Wikimedia Community Debates H.264 Support On Wikipedia Sites.
bigmammoth writes "Wikimedia has been a long time supporter of royalty free formats, but is now considering a shift in their position. From the RfC: 'To support the MP4 standard as a complement to the open formats now used on our sites, it has been proposed that videos be automatically transcoded and stored in both open and MP4 formats on our sites, as soon as they are uploaded or viewed by users. The unencumbered WebM and Ogg versions would remain our primary reference for platforms that support them. But the MP4 versions 'would enable many mobile and desktop users who cannot view these unencumbered video files to watch them in MP4 format.'
This has stirred a heated debate within the Wikimedia community as to whether the mp4 / h.264 format should be supported. Many Wikimedia regulars have weighed in, resulting in currently an even split between adding the H.264 support or not. The request for comment is open to all users of Wikimedia, including the broader community of readers.
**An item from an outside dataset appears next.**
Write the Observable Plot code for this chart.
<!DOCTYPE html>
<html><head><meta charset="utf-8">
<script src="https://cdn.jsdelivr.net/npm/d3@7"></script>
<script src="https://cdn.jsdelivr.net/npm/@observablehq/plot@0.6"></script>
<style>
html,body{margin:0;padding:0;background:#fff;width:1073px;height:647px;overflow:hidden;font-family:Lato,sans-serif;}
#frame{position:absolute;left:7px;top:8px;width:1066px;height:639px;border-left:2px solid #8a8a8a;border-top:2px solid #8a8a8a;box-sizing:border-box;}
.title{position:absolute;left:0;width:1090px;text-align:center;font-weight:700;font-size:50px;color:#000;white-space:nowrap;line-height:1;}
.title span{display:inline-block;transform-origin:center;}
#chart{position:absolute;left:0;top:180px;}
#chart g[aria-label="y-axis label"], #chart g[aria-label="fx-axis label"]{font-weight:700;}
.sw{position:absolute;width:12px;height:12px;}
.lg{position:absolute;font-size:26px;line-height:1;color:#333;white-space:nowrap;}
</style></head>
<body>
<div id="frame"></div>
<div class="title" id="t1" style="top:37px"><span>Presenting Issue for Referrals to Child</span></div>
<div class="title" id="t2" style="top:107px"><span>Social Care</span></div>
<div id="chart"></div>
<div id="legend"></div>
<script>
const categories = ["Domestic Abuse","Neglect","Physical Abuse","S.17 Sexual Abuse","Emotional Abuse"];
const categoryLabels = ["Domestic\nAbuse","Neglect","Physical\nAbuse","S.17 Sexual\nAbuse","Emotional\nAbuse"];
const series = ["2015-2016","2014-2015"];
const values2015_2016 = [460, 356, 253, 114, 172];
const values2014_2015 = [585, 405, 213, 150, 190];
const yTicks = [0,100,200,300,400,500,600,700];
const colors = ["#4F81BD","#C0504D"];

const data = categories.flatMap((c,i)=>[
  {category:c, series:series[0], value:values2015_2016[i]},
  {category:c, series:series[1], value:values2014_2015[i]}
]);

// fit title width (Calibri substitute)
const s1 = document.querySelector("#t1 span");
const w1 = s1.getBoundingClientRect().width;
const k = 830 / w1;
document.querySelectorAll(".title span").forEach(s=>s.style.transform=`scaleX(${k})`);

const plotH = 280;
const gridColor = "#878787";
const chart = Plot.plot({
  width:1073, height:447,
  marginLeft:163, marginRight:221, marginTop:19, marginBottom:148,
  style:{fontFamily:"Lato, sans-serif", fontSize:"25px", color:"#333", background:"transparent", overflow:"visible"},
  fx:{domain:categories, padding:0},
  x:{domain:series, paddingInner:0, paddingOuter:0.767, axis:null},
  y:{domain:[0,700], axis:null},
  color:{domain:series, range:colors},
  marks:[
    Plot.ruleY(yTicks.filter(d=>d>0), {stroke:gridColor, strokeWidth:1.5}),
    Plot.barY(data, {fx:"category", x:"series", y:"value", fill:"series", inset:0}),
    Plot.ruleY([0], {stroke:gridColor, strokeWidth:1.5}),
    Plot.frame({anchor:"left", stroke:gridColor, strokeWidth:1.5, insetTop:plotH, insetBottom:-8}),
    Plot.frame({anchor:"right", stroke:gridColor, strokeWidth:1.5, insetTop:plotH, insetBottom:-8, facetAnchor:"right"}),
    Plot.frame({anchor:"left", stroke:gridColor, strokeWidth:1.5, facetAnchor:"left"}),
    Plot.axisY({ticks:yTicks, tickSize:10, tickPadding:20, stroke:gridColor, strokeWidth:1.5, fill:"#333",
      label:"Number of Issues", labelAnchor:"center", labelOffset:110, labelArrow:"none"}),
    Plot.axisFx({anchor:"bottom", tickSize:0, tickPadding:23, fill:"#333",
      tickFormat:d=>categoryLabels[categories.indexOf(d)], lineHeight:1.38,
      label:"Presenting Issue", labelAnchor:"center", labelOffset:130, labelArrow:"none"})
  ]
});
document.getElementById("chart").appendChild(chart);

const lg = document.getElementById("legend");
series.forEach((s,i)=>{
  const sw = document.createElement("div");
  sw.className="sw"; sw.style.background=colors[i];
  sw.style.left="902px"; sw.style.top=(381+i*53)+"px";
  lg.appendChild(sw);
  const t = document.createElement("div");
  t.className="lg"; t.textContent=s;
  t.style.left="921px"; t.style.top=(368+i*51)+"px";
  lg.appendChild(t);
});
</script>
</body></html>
What do you think about supporting H.264 on Wikimedia sites?"
Wikimedia should stand their ground to provide a good reason for device manufacturers to add support for open video formats.
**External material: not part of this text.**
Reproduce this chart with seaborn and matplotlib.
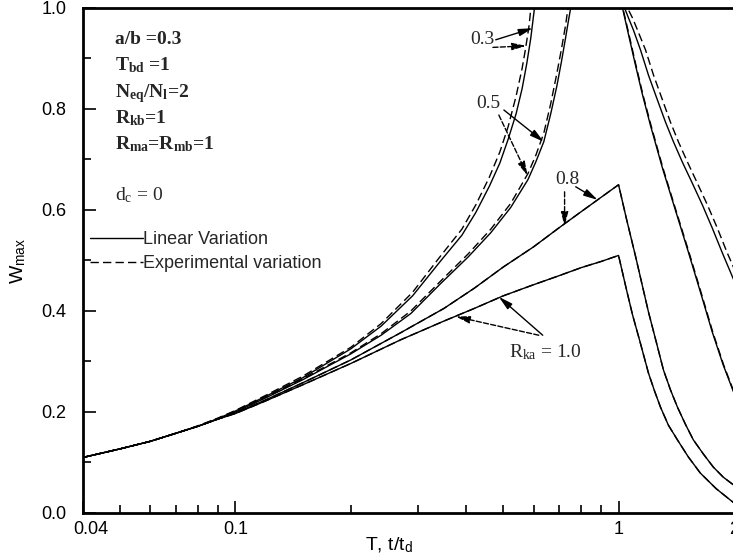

I am becoming gerund, destroyer of verbs.
In every meaningful sense, MP4 is the most 'open' useful video CODEC every made available. The world's BEST video encoder, x264, is open-source and free. Every worthwhile tool you need to encode, process and watch H264 video is FREE. H264 decoding is supported almost universally in hardware by everything made today.
Meanwhile, the dreadful CODEC that Google bought was created illegally by using close-source development as a method of hiding the fact that it ripped off (badly) patented MPEG standards. After Google released the source, and the truth became obvious, Google simply used its billions to pay off the various IP owners whose patents the code infringed on. Google offers its CODEC for free ONLY because Google chooses to bear the IP costs inherent in the use of its CODEC.
It gets worse. The hardware support of Google's dreadful CODEC is almost non-existent, so Google class videos are frequently decoded on the CPU, using insanely greater amounts of energy. Encoding Google class video (which always gives worse results than x264 when other metrics are equivalent) also uses far more power. And you thought Google was "politically correct" and "green"?
All Google wants is control. And Google's incompetent rip-off of H264 and now their new rip-off of H265 are all about control. With H264 and H265, the user has control, and Google hates this. So Google seeds forums like this with the usual vile shills that seek to take advantage of people whose knowledge of the facts behind H264 and its horrifically bad, originally unlicensed copy, VP8, is non-existent.
PS putting Ogg (a TRUE free sound CODEC) and WebM (Google's licensed AFTER-the-fact terrible rip-off of H264) in the same sentence is as misleading an attempt at pro-Google propaganda as you can get.
And for these people the cost of paying for a H.264 encoder license is trivial compared to royalties they have to pay for images, video, and music.
And what about the developing world that is slowly coming online via shared community hubs? Won't they have the right to publish content too without paying exuberant rents compared to their income? The cost is trivial for everyone. I am sorry but open formats are the only way forward for a level playing field. All we are seeing with this WWF/H.264 debacle is a small amount of vested interests trying to justify extracting rents from the world population, when non are really required.
That these closed proprietary formats/DRM are clawing their way back into our "open" standards, services like Wikipedia and browsers is a testament to how committees, foundations (and once democratic institutions serving the public interest) can be infiltrated by vested interest and their purpose corrupted slowly from the inside out. It is a slippery slope, read todays news to see how absolutely low you can slide.
It's an encyclopedia
Exactly, it should just support formats that users have and not play politics.
Wrong. I think it should "play politics" in this case. Wikipedia is one of the very few sites which, because of its popularity, uniqueness, and non-commercial nature, has some leverage over browser vendors, and has more freedom than others to make use of it.
Almost everywhere else on the web it's the other way round: The browser vendors can force the site owners into compliance. If you have a smallish website and you want to provide video content on it, you often have no choice than to use an encoding like H.264 that all browsers support -- thereby furthering the agenda of consortiums like MPEG LA to steer the market towards a universal adoption of a patent-encumbered "hands off" format, and also lessening the incentive for browser vendors to support open royalty-free encoding formats. But if you run the like 4th most popular site in the world, the only one of its kind, AND you're not commercially bound to maximize your number of visitors no matter what, then you have some power to drive the web (and the whole industry) in the direction of truly open, royalty-free, "free to tinker with" video encoding formats, which would help lower costs and market entry barriers for new companies and individuals. Wikipedia shouldn't throw this leverage away.